Carpet primary backing material

Abstract

A process is described for treating a nonwoven fabric to improve the gripping ability of the fabric during the preparation of tufted carpets. The process includes the steps of applying an elastomeric binder to the fabric, treating the fabric to provide a series of depressions or holes in a pattern consistent with the tufting needle pattern to be subsequently applied, and then curing the binder. The resultant fabric has a pattern of holes or depressions which are essentially free of binder with excess binder squeezed from the depressions forming rings around the depressions. When the tufting needle is inserted into the depression or hole, the elastomeric ring surrounding the hole expands. Upon retraction of the needle, the elastomeric ring contracts and exerts a firm grip on the tuft in the hole.

Description

BACKGROUND

1. Field of the Invention

The present invention relates to a process of treating a nonwoven web with an elastomeric binder. More particularly the invention relates to treating a spunbonded polyester web to impart improved tufting properties.

2. Description of Related Art

A tufted carpet is generally manufactured by inserting reciprocating needles threaded with a face yarn through a primary backing material to form loops or tufts of yarn in the backing. The quality, appearance and dimensional stability of tufted carpets depends in large part on the properties of the primary backing.

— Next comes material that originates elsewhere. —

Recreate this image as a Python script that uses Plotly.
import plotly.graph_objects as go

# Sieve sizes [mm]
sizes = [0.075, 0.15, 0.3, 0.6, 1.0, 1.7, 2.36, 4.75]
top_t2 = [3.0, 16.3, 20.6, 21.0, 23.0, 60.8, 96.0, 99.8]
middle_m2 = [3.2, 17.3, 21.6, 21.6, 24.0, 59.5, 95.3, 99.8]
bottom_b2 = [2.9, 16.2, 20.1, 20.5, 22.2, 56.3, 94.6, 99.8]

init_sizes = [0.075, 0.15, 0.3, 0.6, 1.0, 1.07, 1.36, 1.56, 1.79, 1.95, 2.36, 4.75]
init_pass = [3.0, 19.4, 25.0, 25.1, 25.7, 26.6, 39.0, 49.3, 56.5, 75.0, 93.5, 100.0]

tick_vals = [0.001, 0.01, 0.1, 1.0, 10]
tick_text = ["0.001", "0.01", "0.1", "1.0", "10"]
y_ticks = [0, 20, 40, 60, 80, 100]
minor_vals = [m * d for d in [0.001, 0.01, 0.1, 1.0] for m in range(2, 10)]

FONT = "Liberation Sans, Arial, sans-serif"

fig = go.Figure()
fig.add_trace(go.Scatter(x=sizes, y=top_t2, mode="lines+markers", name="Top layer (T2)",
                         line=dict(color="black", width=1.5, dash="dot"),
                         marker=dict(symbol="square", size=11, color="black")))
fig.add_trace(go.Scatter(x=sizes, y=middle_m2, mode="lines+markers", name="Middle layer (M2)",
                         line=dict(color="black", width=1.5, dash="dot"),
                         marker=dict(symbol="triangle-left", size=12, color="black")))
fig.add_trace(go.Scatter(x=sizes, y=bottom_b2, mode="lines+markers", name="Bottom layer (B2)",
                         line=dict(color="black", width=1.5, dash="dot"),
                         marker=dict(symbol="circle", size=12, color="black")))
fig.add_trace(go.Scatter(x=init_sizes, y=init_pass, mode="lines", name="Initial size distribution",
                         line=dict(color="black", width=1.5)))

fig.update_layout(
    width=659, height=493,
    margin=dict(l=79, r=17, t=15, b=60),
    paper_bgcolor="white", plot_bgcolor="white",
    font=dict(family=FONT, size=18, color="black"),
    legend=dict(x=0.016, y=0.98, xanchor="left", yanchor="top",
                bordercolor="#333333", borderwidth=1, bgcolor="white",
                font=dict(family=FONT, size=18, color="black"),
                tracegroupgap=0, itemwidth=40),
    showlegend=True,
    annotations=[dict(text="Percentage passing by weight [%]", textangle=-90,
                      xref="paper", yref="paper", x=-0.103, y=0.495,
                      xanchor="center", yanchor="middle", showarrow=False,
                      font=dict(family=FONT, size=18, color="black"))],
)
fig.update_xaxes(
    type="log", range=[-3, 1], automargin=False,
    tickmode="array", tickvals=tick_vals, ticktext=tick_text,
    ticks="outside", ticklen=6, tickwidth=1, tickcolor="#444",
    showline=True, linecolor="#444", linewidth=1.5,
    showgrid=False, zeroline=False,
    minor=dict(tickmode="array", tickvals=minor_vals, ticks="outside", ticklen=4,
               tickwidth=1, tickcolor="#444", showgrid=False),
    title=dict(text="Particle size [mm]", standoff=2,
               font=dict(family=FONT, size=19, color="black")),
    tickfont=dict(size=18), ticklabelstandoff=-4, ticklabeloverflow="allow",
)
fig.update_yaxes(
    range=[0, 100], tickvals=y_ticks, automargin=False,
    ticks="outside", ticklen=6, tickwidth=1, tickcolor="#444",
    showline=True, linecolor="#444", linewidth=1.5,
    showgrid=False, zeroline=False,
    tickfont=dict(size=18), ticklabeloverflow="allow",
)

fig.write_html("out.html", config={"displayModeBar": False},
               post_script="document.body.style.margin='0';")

Primary backings are usually produced from woven or nonwoven materials. Tufting into nonwoven materials is more difficult than tufting into woven materials. A woven fabric will open within the weave to accept the tufting needle and yarn and will then close around the tufted yarn after the needle has retracted. The closing property of woven fabrics provides a firm grip on the yarn in the opening. The yarn must remain in the opening until adhesive is applied to secure the yarn in place.

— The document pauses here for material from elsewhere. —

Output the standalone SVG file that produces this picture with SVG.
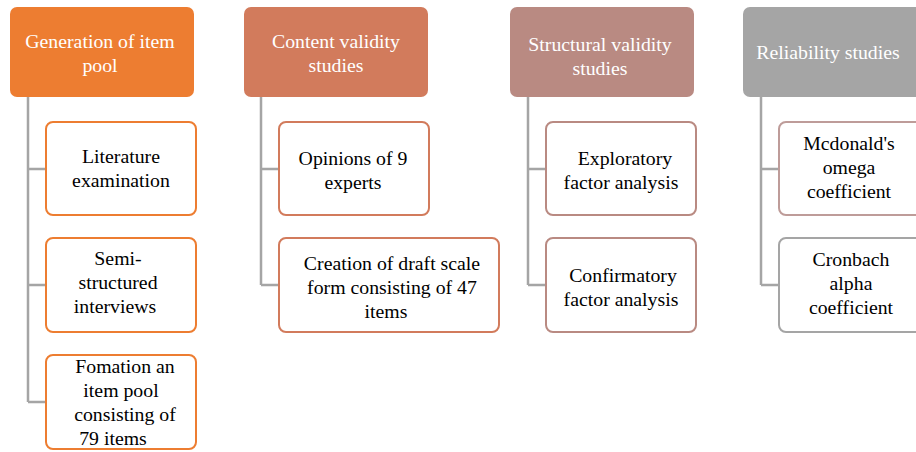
<svg xmlns="http://www.w3.org/2000/svg" width="916" height="452" viewBox="0 0 916 452">
<style>
text{font-family:"Liberation Serif","Times New Roman",serif;font-size:19.8px;text-anchor:middle}
.h text{fill:#fff}
.c text{fill:#000}
.box{fill:#fff;stroke-width:2}
.conn{fill:none;stroke:#A5A5A5;stroke-width:2.5}
</style>
<rect width="916" height="452" fill="#fff"/>
<g id="connectors" class="conn">
<path d="M28,97 V402 M28,169 H46 M28,285 H46 M28,402 H46"/>
<path d="M261,97 V285 M261,169 H279 M261,285 H279"/>
<path d="M528,97 V285 M528,169 H546 M528,285 H546"/>
<path d="M761,97 V285 M761,169 H779 M761,285 H779"/>
</g>
<g id="h1" class="h"><rect x="10" y="7" width="184" height="90" rx="7" fill="#ED7D31"/><text x="100" y="48">Generation of item</text><text x="100" y="72">pool</text></g>
<g id="h2" class="h"><rect x="244" y="7" width="184" height="90" rx="7" fill="#D27B5C"/><text x="336" y="48">Content validity</text><text x="336" y="72">studies</text></g>
<g id="h3" class="h"><rect x="510" y="7" width="184" height="90" rx="7" fill="#B98A82"/><text x="600" y="51">Structural validity</text><text x="600" y="75">studies</text></g>
<g id="h4" class="h"><rect x="743" y="7" width="184" height="90" rx="7" fill="#A5A5A5"/><text x="828" y="59">Reliability studies</text></g>
<g id="c1a" class="c"><rect class="box" x="46" y="122" width="150" height="93" rx="7" stroke="#ED7D31"/><text x="121" y="163">Literature</text><text x="121" y="187">examination</text></g>
<g id="c1b" class="c"><rect class="box" x="46" y="238" width="150" height="94" rx="7" stroke="#ED7D31"/><text x="118" y="265">Semi-</text><text x="118" y="289">structured</text><text x="115" y="313">interviews</text></g>
<g id="c1c" class="c"><rect class="box" x="46" y="355" width="150" height="94" rx="7" stroke="#ED7D31"/><text x="125" y="373">Fomation an</text><text x="121" y="397">item pool</text><text x="125" y="421">consisting of</text><text x="113" y="445">79 items</text></g>
<g id="c2a" class="c"><rect class="box" x="279" y="122" width="150" height="93" rx="7" stroke="#D27B5C"/><text x="353" y="165">Opinions of 9</text><text x="353" y="189">experts</text></g>
<g id="c2b" class="c"><rect class="box" x="279" y="238" width="220" height="94" rx="7" stroke="#D27B5C"/><text x="392" y="270">Creation of draft scale</text><text x="392" y="294">form consisting of 47</text><text x="386" y="318">items</text></g>
<g id="c3a" class="c"><rect class="box" x="546" y="122" width="150" height="93" rx="7" stroke="#B98A82"/><text x="625" y="165">Exploratory</text><text x="621" y="189">factor analysis</text></g>
<g id="c3b" class="c"><rect class="box" x="546" y="238" width="150" height="94" rx="7" stroke="#B98A82"/><text x="623" y="282">Confirmatory</text><text x="621" y="306">factor analysis</text></g>
<g id="c4a" class="c"><rect class="box" x="779" y="122" width="150" height="93" rx="7" stroke="#BE9C99"/><text x="849" y="150">Mcdonald's</text><text x="849" y="174">omega</text><text x="849" y="198">coefficient</text></g>
<g id="c4b" class="c"><rect class="box" x="779" y="238" width="150" height="94" rx="7" stroke="#A5A5A5"/><text x="851" y="266">Cronbach</text><text x="851" y="290">alpha</text><text x="851" y="314">coefficient</text></g>
</svg>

On the other hand, nonwovens have no weave to open and close nor do the individual filaments have a memory to return to the original state. Tufting into a nonwoven backing usually results in creating an opening large enough to accept the tufting needle and yarn. However, when the needle retracts, the opening does not close tightly around the yarn and remains larger than necessary to grip the yarn. The result is a condition in which the tufting yarn may slip out of the opening creating defects and necessitating repair and reworking.

Nonwoven backing materials typically are spunbonded or spunlaid webs formed from thermoplastic polymers such as polyolefins, polyesters and blends of these materials. Spunbonding is a process which generally involves feeding a thermoplastic polymer into an extruder, feeding the extruded molten polymer through a spinneret to form continuous filaments, and laying down the extruded filaments on a moving conveyor belt to form a nonwoven web of randomly arranged continuous filaments. In the lay-down process, desired orientation may be imparted to the filaments by various means such as rotation of the spinneret, electrical charges, introduction of controlled airstreams, varying the speed of the conveyor belt, etc. The individual entangled filaments in the nonwoven web are then bonded primarily at filament cross-over points by thermal or chemical or mechanical treatments. The spunbonded web is then wound up in a roll form.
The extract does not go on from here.